The Mizoram government also ordered rationing of diesel and petrol as the movement of vehicles, including the tankers carrying fuel, continued to remain shut on National Highway-306.
"All filling stations are instructed not to issue petrol and diesel beyond the permitted quantities. Only those vehicles that go to filling stations will be issued oil," the order said.
The measures included capping the quantities of fuel allowed for various categories of vehicles, curtailing hours of operations of fuel stations and banning the sale of fuel in containers.
Assam steps in
Assam Ministers Ashok Singhal and Parimal Suklabaidya on Saturday visited the interstate border with Mizoram at Lailapur in Cachar district to persuade the locals to lift the economic blockade and allow vehicles to move to the neighbouring state, officials said.
As the ministers were engaged in discussions with members of the truckers association, the irate public started pelting stones and damaged two stranded trucks.
Police, including Cachar Superintendent of Police Ramandeep Kaur, rushed to the spot and brought the situation under control.
The local people and some organizations had resorted to an "unofficial economic blockade" in the area bordering Mizoram following the killing of six police personnel and a civilian in an attack from across the border on 26 July.
“We cannot forget the killing of 6 Assam police officers so easily. We have suffered enough and we want a permanent solution. We have seen several tweets from both governments talking about peace, but on the ground, nothing has changed. Mizoram did not withdraw its forces from Assam’s land and no action has been taken against the Mizoram cops who killed our cops. We are not against anyone but are demanding justice. We don’t understand why our government didn’t bother talking to us before allowing the vehicles to go,” one of the agitated locals had told Hindustan Times.
The ministers along with Deputy Commissioner Keerthi Jalli, the SP and other senior officials of Cachar held talks with the locals and urged them to withdraw the economic blockade and to create an atmosphere paving the way for the restoration of peace and tranquillity on the inter-state border.
"Met the representatives of civil society in presence of Minister Parimal Suklabaidya at Lailapur civil post.......discussed on facilitating smooth movement of goods and transportation in border area maintaining peace", Singhal, who is Cachar's guardian minister, tweeted.

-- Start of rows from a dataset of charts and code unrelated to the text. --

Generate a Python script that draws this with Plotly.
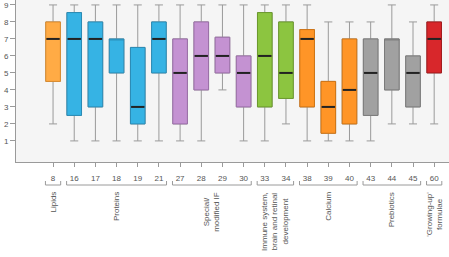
import plotly.graph_objects as go

# ---- data ----
studies = ['8', '16', '17', '18', '19', '21', '27', '28', '29', '30',
           '33', '34', '38', '39', '40', '43', '44', '45', '60']
group_names = ['Lipids', 'Proteins', 'Special/<br>modified IF',
               'Immune system,<br>brain and retinal<br>development',
               'Calcium', 'Prebiotics', "'Growing-up'<br>formulae"]
group_of = [0, 1, 1, 1, 1, 1, 2, 2, 2, 2, 3, 3, 4, 4, 4, 5, 5, 5, 6]
lower = [2, 1, 1, 1, 1, 1, 1, 1, 4, 1, 1, 2, 1, 1, 1, 1, 2, 2, 2]
q1 = [4.5, 2.5, 3, 5, 2, 5, 2, 4, 5, 3, 3, 3.5, 3, 1.45, 2, 2.5, 4, 3, 5]
median = [7, 7, 7, 7, 3, 7, 5, 6, 6, 5, 6, 5, 7, 3, 4, 5, 7, 5, 7]
q3 = [8, 8.55, 8, 7, 6.5, 8, 7, 8, 7.1, 6, 8.55, 8, 7.55, 4.5, 7, 7, 7, 6, 8]
upper = [9, 9, 9, 9, 9, 9, 9, 9, 9, 9, 9, 9, 9, 8, 8, 8, 9, 8, 9]
y_ticks = [1, 2, 3, 4, 5, 6, 7, 8, 9]

# ---- styles ----
fills = ['#ffab45', '#36b3e4', '#c492d2', '#8cc540', '#ff9527', '#a1a1a1', '#d8272b']
edges = ['#d98a2c', '#2a8bb5', '#9a6ea7', '#6b9a2c', '#cf7414', '#7a7a7a', '#a31a1d']
BW = 0.69
grey = '#9a9a9a'
txt = '#555555'

idx = list(range(len(studies)))
fig = go.Figure()

# whiskers (grey) with caps
fig.add_trace(go.Box(
    x=idx, q1=q1, median=median, q3=q3, lowerfence=lower, upperfence=upper,
    width=BW, whiskerwidth=0.55, fillcolor='rgba(0,0,0,0)',
    line=dict(color=grey, width=1), boxpoints=False, hoverinfo='skip',
    showlegend=False))

# coloured boxes per group
for g in range(len(group_names)):
    ii = [i for i in idx if group_of[i] == g]
    fig.add_trace(go.Box(
        x=ii, q1=[q1[i] for i in ii], median=[median[i] for i in ii],
        q3=[q3[i] for i in ii], lowerfence=[q1[i] for i in ii],
        upperfence=[q3[i] for i in ii], width=BW, whiskerwidth=0,
        fillcolor=fills[g], line=dict(color=edges[g], width=1),
        boxpoints=False, hoverinfo='skip', showlegend=False))

# median lines
mi = [i for i in idx if q1[i] < median[i] < q3[i]]
fig.add_trace(go.Scatter(
    x=mi, y=[median[i] for i in mi], mode='markers',
    marker=dict(symbol='line-ew', size=9.5, line=dict(width=2, color='#222222')),
    hoverinfo='skip', showlegend=False))

# group brackets and labels
PLOT_H = 162
yb = -(185 - PLOT_H) / PLOT_H
yt = -(181 - PLOT_H) / PLOT_H
ylab = -(190 - PLOT_H) / PLOT_H
for g, name in enumerate(group_names):
    ii = [i for i in idx if group_of[i] == g]
    x0, x1 = min(ii) - 0.36, max(ii) + 0.36
    fig.add_shape(type='path', xref='x', yref='paper',
                  path=f'M {x0},{yt} L {x0},{yb} L {x1},{yb} L {x1},{yt}',
                  line=dict(color=grey, width=1))
    fig.add_annotation(x=(min(ii) + max(ii)) / 2, y=ylab, xref='x', yref='paper',
                       text=name, textangle=-90, showarrow=False,
                       xanchor='center', yanchor='top', align='center',
                       font=dict(size=8, color=txt, family='Arial, Liberation Sans'))

fig.update_layout(
    width=449, height=257, margin=dict(l=16, r=0, t=0, b=257 - PLOT_H),
    paper_bgcolor='white', plot_bgcolor='#f5f5f5', boxmode='overlay',
    font=dict(family='Arial, Liberation Sans', size=8, color=txt),
    xaxis=dict(range=[-1.75, 18.7], tickvals=idx, ticktext=studies,
               showgrid=False, zeroline=False, showline=True, linecolor=grey,
               ticks='outside', ticklen=4, tickcolor=grey, ticklabelstandoff=4,
               tickfont=dict(size=8, color=txt)),
    yaxis=dict(range=[-0.24, 9.29], tickvals=y_ticks, showgrid=False,
               zeroline=False, showline=True, linecolor=grey, ticks='outside',
               ticklen=5, tickcolor=grey, tickfont=dict(size=8, color=txt)),
)

fig.write_html('out.html')
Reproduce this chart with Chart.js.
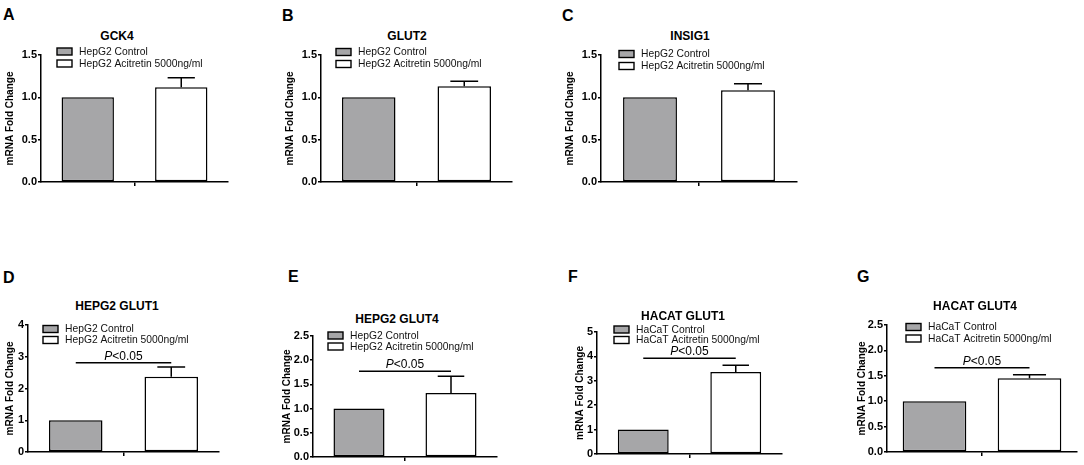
<!DOCTYPE html>
<html><head><meta charset="utf-8">
<script src="https://cdn.jsdelivr.net/npm/chart.js@4.4.1/dist/chart.umd.min.js"></script>
<style>
html,body{margin:0;padding:0;background:#fff;}
#wrap{position:relative;width:1084px;height:465px;overflow:hidden;font-family:"Liberation Sans",Arial,sans-serif;color:#000;}
canvas{position:absolute;}
.lbl{position:absolute;font-weight:bold;font-size:16px;line-height:1;}
.ttl{position:absolute;font-weight:bold;font-size:12px;line-height:1;transform:translate(-50%,-50%);white-space:nowrap;}
</style></head><body><div id="wrap"></div>
<script>
// ---- data ----
const panelLetters = ['A','B','C','D','E','F','G'];
const panelTitles = ['GCK4','GLUT2','INSIG1','HEPG2 GLUT1','HEPG2 GLUT4','HACAT GLUT1','HACAT GLUT4'];
const controlLabels = ['HepG2 Control','HepG2 Control','HepG2 Control','HepG2 Control','HepG2 Control','HaCaT Control','HaCaT Control'];
const treatedLabels = ['HepG2 Acitretin 5000ng/ml','HepG2 Acitretin 5000ng/ml','HepG2 Acitretin 5000ng/ml','HepG2 Acitretin 5000ng/ml','HepG2 Acitretin 5000ng/ml','HaCaT Acitretin 5000ng/ml','HaCaT Acitretin 5000ng/ml'];
const controlValues = [1.0, 1.0, 1.0, 1.0, 1.0, 1.0, 1.0];
const treatedValues = [1.12, 1.13, 1.085, 2.37, 1.32, 3.36, 1.45];
const treatedErrors = [0.11, 0.06, 0.075, 0.31, 0.35, 0.28, 0.07];
const yMaxValues = [1.5, 1.5, 1.5, 4, 2.5, 5, 2.5];
const yStepValues = [0.5, 0.5, 0.5, 1, 0.5, 1, 0.5];
const sigLevels = [null, null, null, 2.81, 1.77, 3.92, 1.66];
const sigLabel = ['P', '<0.05'];
const yAxisTitle = 'mRNA Fold Change';

// ---- layout (page pixels) ----
const geom = [
  {L:41, R:228, T:55, B:182, yW:37, bp:0.56, letter:[3,7], title:[117,36], leg:[57,51.5,63.5]},
  {L:321,R:512, T:55, B:182, yW:37, bp:0.56, letter:[282,8], title:[407,36], leg:[336,52,64]},
  {L:601,R:797, T:55, B:182, yW:37, bp:0.55, letter:[562,8], title:[690,36], leg:[619,54,66]},
  {L:28, R:219, T:325,B:452, yW:24, bp:0.56, letter:[3,270], title:[117,306], leg:[43,329,340]},
  {L:313,R:497, T:336,B:457, yW:32, bp:0.555, letter:[288,269], title:[397,318.5], leg:[328,335.5,346.5]},
  {L:597,R:782, T:332,B:454, yW:23, bp:0.55, letter:[568,269], title:[683,316], leg:[614,329.5,340]},
  {L:887,R:1077,T:325,B:452, yW:31, bp:0.67, letter:[857,269], title:[975,306], leg:[906,327,338.5]}
];
const PAD_TOP = 10, PAD_RIGHT = 6, X_H = 8;
const GRAY = '#a6a6a8';

Chart.defaults.font.family = '"Liberation Sans", Arial, sans-serif';
Chart.defaults.animation = false;

const errorBarPlugin = {
  id: 'errbars',
  afterDatasetsDraw(chart) {
    const {ctx} = chart; const ys = chart.scales.y;
    chart.data.datasets.forEach((ds, di) => {
      if (!ds.errors) return;
      chart.getDatasetMeta(di).data.forEach((bar, i) => {
        const v = ds.data[i], e = ds.errors[i];
        if (!e) return;
        const yT = ys.getPixelForValue(v + e), yB = ys.getPixelForValue(v);
        const half = bar.width * 0.26;
        ctx.save(); ctx.strokeStyle = '#000'; ctx.lineWidth = 1.5;
        ctx.beginPath(); ctx.moveTo(bar.x, yB); ctx.lineTo(bar.x, yT);
        ctx.moveTo(bar.x - half, yT); ctx.lineTo(bar.x + half, yT); ctx.stroke(); ctx.restore();
      });
    });
  }
};

const sigPlugin = {
  id: 'sig',
  afterDatasetsDraw(chart, args, opts) {
    if (opts.level == null) return;
    const {ctx} = chart; const ys = chart.scales.y;
    const x0 = chart.getDatasetMeta(0).data[0].x, x1 = chart.getDatasetMeta(1).data[0].x;
    const y = ys.getPixelForValue(opts.level);
    ctx.save(); ctx.strokeStyle = '#000'; ctx.lineWidth = 1.5;
    ctx.beginPath(); ctx.moveTo(x0, y); ctx.lineTo(x1, y); ctx.stroke();
    const f1 = 'italic 12px "Liberation Sans", Arial, sans-serif', f2 = '12px "Liberation Sans", Arial, sans-serif';
    ctx.font = f1; const w1 = ctx.measureText(sigLabel[0]).width;
    ctx.font = f2; const w2 = ctx.measureText(sigLabel[1]).width;
    let sx = (x0 + x1) / 2 - (w1 + w2) / 2;
    ctx.fillStyle = '#000'; ctx.textBaseline = 'alphabetic'; ctx.textAlign = 'left';
    ctx.font = f1; ctx.fillText(sigLabel[0], sx, y - 3);
    ctx.font = f2; ctx.fillText(sigLabel[1], sx + w1, y - 3);
    ctx.restore();
  }
};

const legendPlugin = {
  id: 'boxlegend',
  afterDraw(chart, args, opts) {
    const {ctx} = chart;
    chart.data.datasets.forEach((ds, i) => {
      const x = opts.x, y = opts.ys[i];
      ctx.save();
      ctx.fillStyle = ds.backgroundColor; ctx.strokeStyle = '#000'; ctx.lineWidth = 1.4;
      ctx.fillRect(x, y - 3.5, 15, 7); ctx.strokeRect(x, y - 3.5, 15, 7);
      ctx.fillStyle = '#111'; ctx.font = '10.3px "Liberation Sans", Arial, sans-serif';
      ctx.textBaseline = 'middle'; ctx.textAlign = 'left';
      ctx.fillText(ds.label, x + 22, y + 0.5);
      ctx.restore();
    });
  }
};

const wrap = document.getElementById('wrap');
geom.forEach((g, p) => {
  const left = g.L - g.yW, top = g.T - PAD_TOP;
  const w = g.R - g.L + g.yW + PAD_RIGHT, h = g.B - g.T + PAD_TOP + X_H;
  const cv = document.createElement('canvas');
  cv.width = w; cv.height = h; cv.style.left = left + 'px'; cv.style.top = top + 'px';
  cv.style.width = w + 'px'; cv.style.height = h + 'px';
  wrap.appendChild(cv);

  const letter = document.createElement('div'); letter.className = 'lbl';
  letter.textContent = panelLetters[p]; letter.style.left = g.letter[0] + 'px'; letter.style.top = g.letter[1] + 'px';
  wrap.appendChild(letter);
  const ttl = document.createElement('div'); ttl.className = 'ttl';
  ttl.textContent = panelTitles[p]; ttl.style.left = g.title[0] + 'px'; ttl.style.top = g.title[1] + 'px';
  wrap.appendChild(ttl);

  const step = yStepValues[p];
  new Chart(cv, {
    type: 'bar',
    data: {
      labels: [''],
      datasets: [
        {label: controlLabels[p], data: [controlValues[p]], backgroundColor: GRAY, borderColor: '#000', borderWidth: 1.5, borderSkipped: false, categoryPercentage: 1, barPercentage: g.bp},
        {label: treatedLabels[p], data: [treatedValues[p]], errors: [treatedErrors[p]], backgroundColor: '#ffffff', borderColor: '#000', borderWidth: 1.5, borderSkipped: false, categoryPercentage: 1, barPercentage: g.bp}
      ]
    },
    options: {
      responsive: false, animation: false, devicePixelRatio: 1,
      layout: {padding: {top: PAD_TOP, right: PAD_RIGHT, left: 0, bottom: 0}},
      plugins: {legend: {display: false}, tooltip: {enabled: false},
        sig: {level: sigLevels[p]},
        boxlegend: {x: g.leg[0] - left, ys: [g.leg[1] - top, g.leg[2] - top]}},
      scales: {
        x: {
          type: 'category',
          grid: {display: true, drawOnChartArea: false, offset: false, tickLength: 4, color: '#000', lineWidth: 1.5},
          border: {display: true, color: '#000', width: 1.5},
          ticks: {display: true, font: {size: 1}, padding: 0},
          afterFit(s) { s.height = X_H; s.paddingLeft = 0; s.paddingRight = 0; }
        },
        y: {
          min: 0, max: yMaxValues[p],
          grid: {display: true, drawOnChartArea: false, tickLength: 3, color: '#000', lineWidth: 1.5},
          border: {display: true, color: '#000', width: 1.5},
          ticks: {stepSize: step, color: '#000', padding: 1, font: {size: 11, weight: 'bold'},
            callback: v => step < 1 ? Number(v).toFixed(1) : String(v)},
          title: {display: true, text: yAxisTitle, color: '#000', padding: 0, font: {size: 10, weight: 'bold', lineHeight: 1.2}},
          afterFit(s) { s.width = g.yW; s.paddingTop = 0; s.paddingBottom = 0; }
        }
      }
    },
    plugins: [errorBarPlugin, sigPlugin, legendPlugin]
  });
});
</script></body></html>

Minister for Environment and forests Parimal Suklabaidya, who is the local MLA of Dholai under which Lailapur falls said that the "safety of the local people is our responsibility and we assure all necessary support".
Both the ministers urged the people to refrain from any further protests or any unwanted circumstances along the routes to Mizoram to ensure a smooth flow of essentials to the neighbouring state.
The local people resorting to economic blockade have agreed to withdraw the blockade and that movement of scores of stranded trucks on the Assam side of the border is most likely to begin tonight.
The chief minister had said on Friday that though precious lives were lost in the attack "we must move ahead on the path of peace and progress. We stand committed to protect the constitutional boundaries but I appeal to our people to allow movement of goods to Mizoram".
Singhal and Border Areas Development Minister Atul Bora had visited Aizawl on 5 August and a joint statement was issued by both the governments pledging to work for peace along the interstate border.
Following the release of the joint statement, the Assam government had withdrawn the travel advisory, issued on July 29 cautioning people from visiting Mizoram.
The Assam government has maintained that there is no official 'economic blockade' along the border but the vehicles were not moving towards Mizoram fearing attacks.